▼▼▼
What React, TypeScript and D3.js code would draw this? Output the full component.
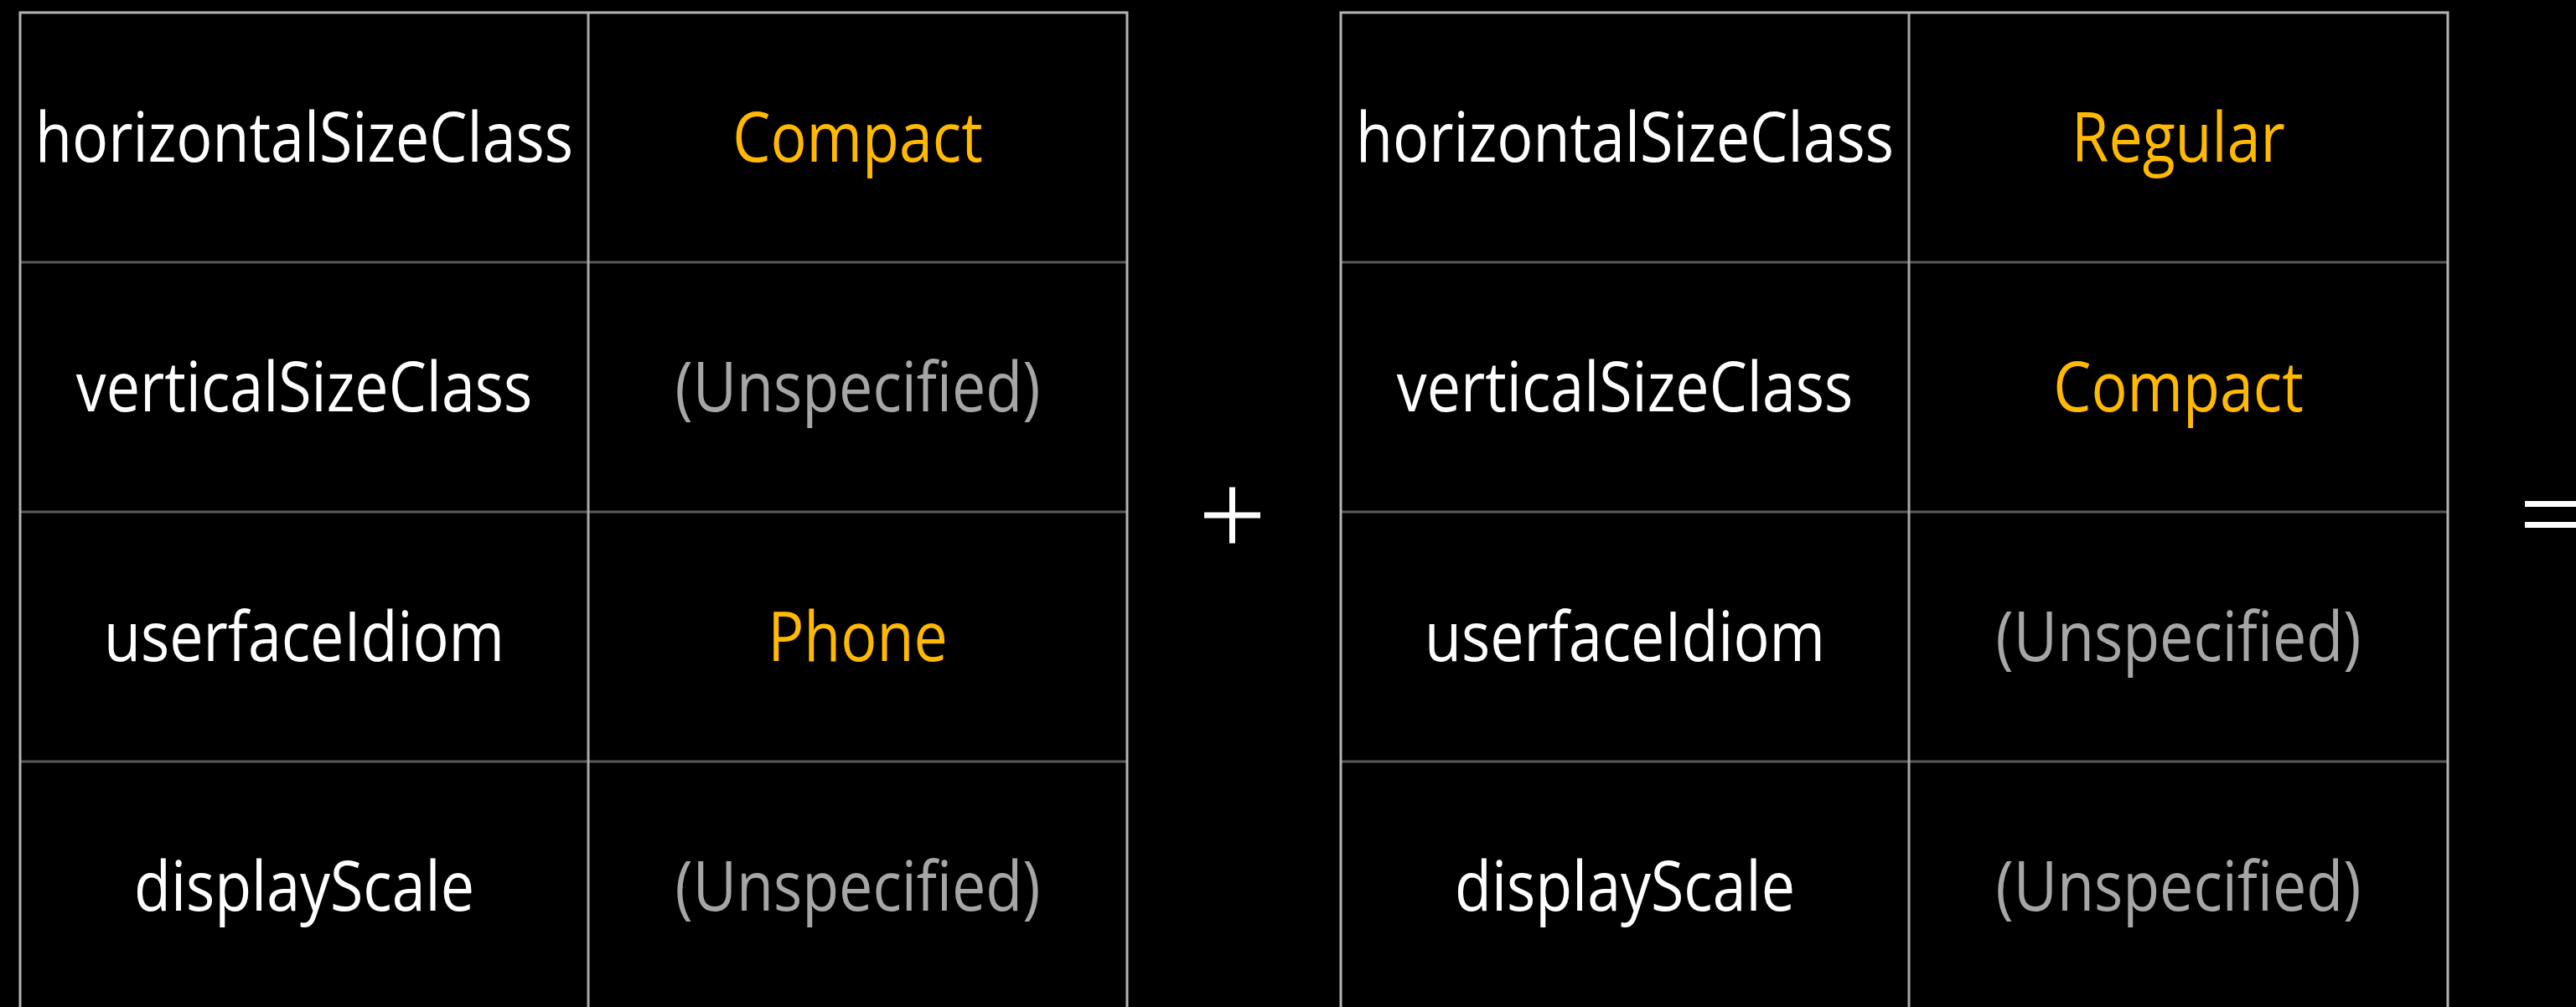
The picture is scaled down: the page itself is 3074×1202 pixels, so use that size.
import React, { useEffect, useRef } from 'react';
import * as d3 from 'd3';

// trait names and the values of the two trait collections being combined
const properties = ['horizontalSizeClass', 'verticalSizeClass', 'userfaceIdiom', 'displayScale'];
const leftValues = ['Compact', '(Unspecified)', 'Phone', '(Unspecified)'];
const rightValues = ['Regular', 'Compact', '(Unspecified)', '(Unspecified)'];
const operators = ['+', '='];
const unspecified = '(Unspecified)';

const WIDTH = 3074;
const HEIGHT = 1202;

const App = () => {
  const svgRef = useRef<SVGSVGElement>(null);

  useEffect(() => {
    document.body.style.margin = '0';
    document.body.style.background = '#000';

    const svg = d3.select(svgRef.current);
    svg.selectAll('*').remove();

    svg.append('rect')
      .attr('width', WIDTH)
      .attr('height', HEIGHT)
      .attr('fill', '#000');

    const tables = [leftValues, rightValues];
    const tableWidth = 1321;
    const step = 1576;
    const left = 24;

    // one band per table, spaced like a repeating row of panels
    const panel = d3.scaleBand<number>()
      .domain(tables.map((_, i) => i))
      .range([left, left + step * tables.length])
      .paddingInner(0)
      .paddingOuter(0);

    const y = d3.scaleBand<string>()
      .domain(properties)
      .range([15, 1207]);

    const fontSize = 82;
    const capHalf = fontSize * 0.714 / 2;
    const squeeze = 0.875;

    tables.forEach((values, ti) => {
      const x0 = panel(ti) as number;
      const x = d3.scaleOrdinal<string, number>()
        .domain(['property', 'value'])
        .range([x0, x0 + 678]);
      const colW = { property: 678, value: tableWidth - 678 };

      const g = svg.append('g');

      // inner row separators (darker)
      g.selectAll('.row-line')
        .data(properties.slice(1))
        .enter().append('line')
        .attr('x1', x0)
        .attr('x2', x0 + tableWidth)
        .attr('y1', d => y(d) as number)
        .attr('y2', d => y(d) as number)
        .attr('stroke', '#5a5a5a')
        .attr('stroke-width', 3);

      // column divider
      g.append('line')
        .attr('x1', x('value'))
        .attr('x2', x('value'))
        .attr('y1', y.range()[0])
        .attr('y2', y.range()[1])
        .attr('stroke', '#a8a8a8')
        .attr('stroke-width', 3);

      // outer border
      g.append('rect')
        .attr('x', x0)
        .attr('y', y.range()[0])
        .attr('width', tableWidth)
        .attr('height', y.range()[1] - y.range()[0])
        .attr('fill', 'none')
        .attr('stroke', '#b4b4b4')
        .attr('stroke-width', 3);

      const cell = (col: 'property' | 'value', text: string, row: string, fill: string) => {
        const cx = x(col) + colW[col] / 2;
        const cy = (y(row) as number) + y.bandwidth() / 2 + capHalf;
        g.append('text')
          .attr('transform', `translate(${cx},${cy}) scale(${squeeze},1)`)
          .attr('text-anchor', 'middle')
          .attr('font-family', '"Open Sans", sans-serif')
          .attr('font-size', fontSize)
          .attr('fill', fill)
          .text(text);
      };

      properties.forEach((p, i) => {
        cell('property', p, p, '#ffffff');
        const v = values[i];
        cell('value', v, p, v === unspecified ? '#a6a6a6' : '#ffb900');
      });
    });

    // operators between / after the tables
    const opSize = 67;
    const midY = 615;
    operators.forEach((op, i) => {
      const end = (panel(i) as number) + tableWidth;
      const cx = end + (step - tableWidth) / 2 - 2;
      const og = svg.append('g')
        .attr('stroke', '#ffffff')
        .attr('stroke-width', 7);
      if (op === '+') {
        og.append('line')
          .attr('x1', cx - opSize / 2).attr('x2', cx + opSize / 2)
          .attr('y1', midY).attr('y2', midY);
        og.append('line')
          .attr('x1', cx).attr('x2', cx)
          .attr('y1', midY - opSize / 2).attr('y2', midY + opSize / 2);
      } else {
        [-12.5, 12.5].forEach(dy => {
          og.append('line')
            .attr('x1', cx - opSize / 2).attr('x2', cx + opSize / 2)
            .attr('y1', midY - 1 + dy).attr('y2', midY - 1 + dy);
        });
      }
    });
  }, []);

  return (
    <svg ref={svgRef} width={WIDTH} height={HEIGHT} style={{ display: 'block' }}></svg>
  );
};

export default App;
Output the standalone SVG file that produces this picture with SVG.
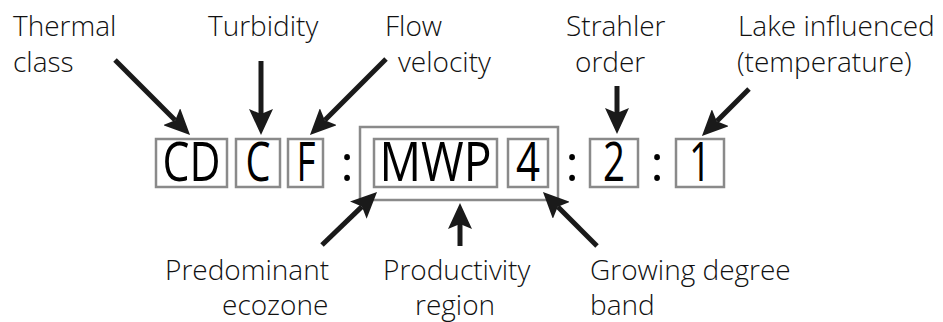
<svg xmlns="http://www.w3.org/2000/svg" width="943" height="322" viewBox="0 0 943 322">
<style>
.lbl{font-family:"Open Sans","Liberation Sans",sans-serif;font-size:28px;font-weight:300;fill:#111}
.code{font-family:"Open Sans","Liberation Sans",sans-serif;font-size:54px;font-weight:400;fill:#000;text-anchor:middle}
.colon{font-family:"Open Sans","Liberation Sans",sans-serif;font-size:50px;fill:#000;text-anchor:middle}
.box{fill:#fff;stroke:#8a8a8a;stroke-width:2.5}
.arrow{stroke:#1a1a1a;stroke-width:5;fill:none;marker-end:url(#ah)}
</style>
<defs>
<marker id="ah" viewBox="0 0 26 24" refX="5" refY="12" markerWidth="26" markerHeight="24" markerUnits="userSpaceOnUse" orient="auto">
<path d="M0,0 L26,12 L0,24 L5,12 z" fill="#1a1a1a"/>
</marker>
</defs>
<rect width="943" height="322" fill="#fff"/>
<g id="outer-group"><rect class="box" x="360" y="127" width="198" height="73"/></g>
<g id="node-CD"><rect class="box" x="156" y="139" width="71" height="48"/><text class="code" x="191.5" y="181" textLength="58" lengthAdjust="spacingAndGlyphs">CD</text></g>
<g id="node-C"><rect class="box" x="236" y="139" width="44" height="48"/><text class="code" x="258" y="181" textLength="25" lengthAdjust="spacingAndGlyphs">C</text></g>
<g id="node-F"><rect class="box" x="288" y="139" width="35" height="48"/><text class="code" x="306" y="181" textLength="19" lengthAdjust="spacingAndGlyphs">F</text></g>
<g id="colon1"><text class="colon" x="347" y="181">:</text></g>
<g id="node-MWP"><rect class="box" x="374" y="139" width="123" height="48"/><text class="code" x="435.5" y="181" textLength="112" lengthAdjust="spacingAndGlyphs">MWP</text></g>
<g id="node-4"><rect class="box" x="508" y="139" width="40" height="48"/><text class="code" x="528" y="181" textLength="24" lengthAdjust="spacingAndGlyphs">4</text></g>
<g id="colon2"><text class="colon" x="572" y="181">:</text></g>
<g id="node-2"><rect class="box" x="590" y="139" width="48" height="48"/><text class="code" x="614" y="181" textLength="22" lengthAdjust="spacingAndGlyphs">2</text></g>
<g id="colon3"><text class="colon" x="657" y="181">:</text></g>
<g id="node-1"><rect class="box" x="676" y="139" width="48" height="48"/><text class="code" x="700" y="181" textLength="22" lengthAdjust="spacingAndGlyphs">1</text></g>
<g id="label-thermal"><text class="lbl" x="13" y="36">Thermal</text><text class="lbl" x="13" y="72">class</text></g>
<g id="label-turbidity"><text class="lbl" x="208" y="36">Turbidity</text></g>
<g id="label-flow"><text class="lbl" x="385" y="36">Flow</text><text class="lbl" x="398" y="72">velocity</text></g>
<g id="label-strahler"><text class="lbl" x="566" y="36">Strahler</text><text class="lbl" x="575" y="72">order</text></g>
<g id="label-lake"><text class="lbl" x="738" y="36">Lake influenced</text><text class="lbl" x="737" y="72">(temperature)</text></g>
<g id="label-ecozone"><text class="lbl" x="165" y="280">Predominant</text><text class="lbl" x="222" y="315">ecozone</text></g>
<g id="label-productivity"><text class="lbl" x="383" y="280">Productivity</text><text class="lbl" x="415" y="315">region</text></g>
<g id="label-gdd"><text class="lbl" x="590" y="280">Growing degree</text><text class="lbl" x="590" y="315">band</text></g>
<g id="connectors">
<line class="arrow" x1="115" y1="60" x2="175.2" y2="120.2"/>
<line class="arrow" x1="261" y1="61" x2="261" y2="114"/>
<line class="arrow" x1="386" y1="59" x2="324.8" y2="120.2"/>
<line class="arrow" x1="617" y1="86" x2="617" y2="113"/>
<line class="arrow" x1="749" y1="89" x2="716.8" y2="121.2"/>
<line class="arrow" x1="322" y1="245" x2="361.9" y2="206.6"/>
<line class="arrow" x1="460" y1="246" x2="460" y2="224"/>
<line class="arrow" x1="597" y1="246" x2="557.8" y2="206.8"/>
</g>
</svg>
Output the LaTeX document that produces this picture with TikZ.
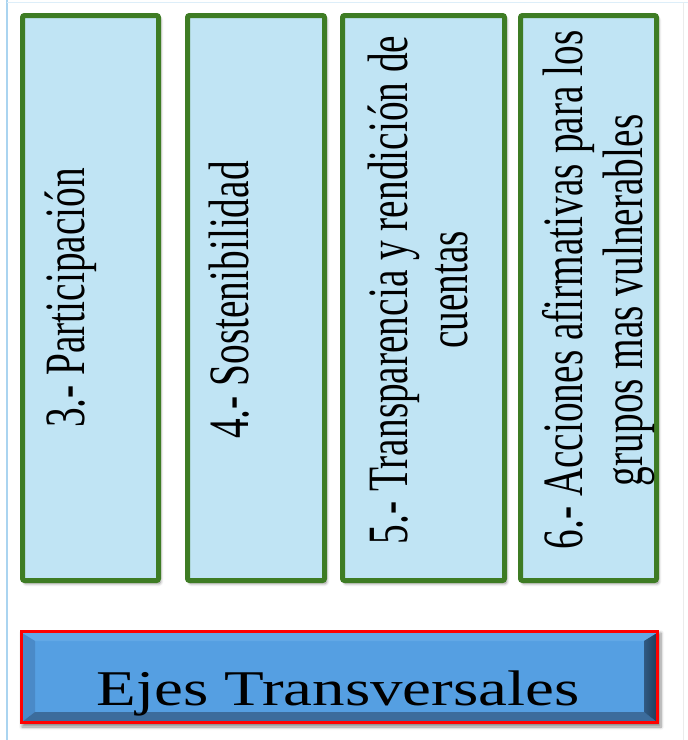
▲▲▲
All lines from the start of the entries above through the line containing "import * as d3 from 'd3';" are to be given again exactly; the pictures are not.

▶ [Final result]
What React, TypeScript and D3.js code would draw this? Output the full component.
The picture is scaled down: the page itself is 3074×1202 pixels, so use that size.
import React, { useEffect, useRef } from 'react';
import * as d3 from 'd3';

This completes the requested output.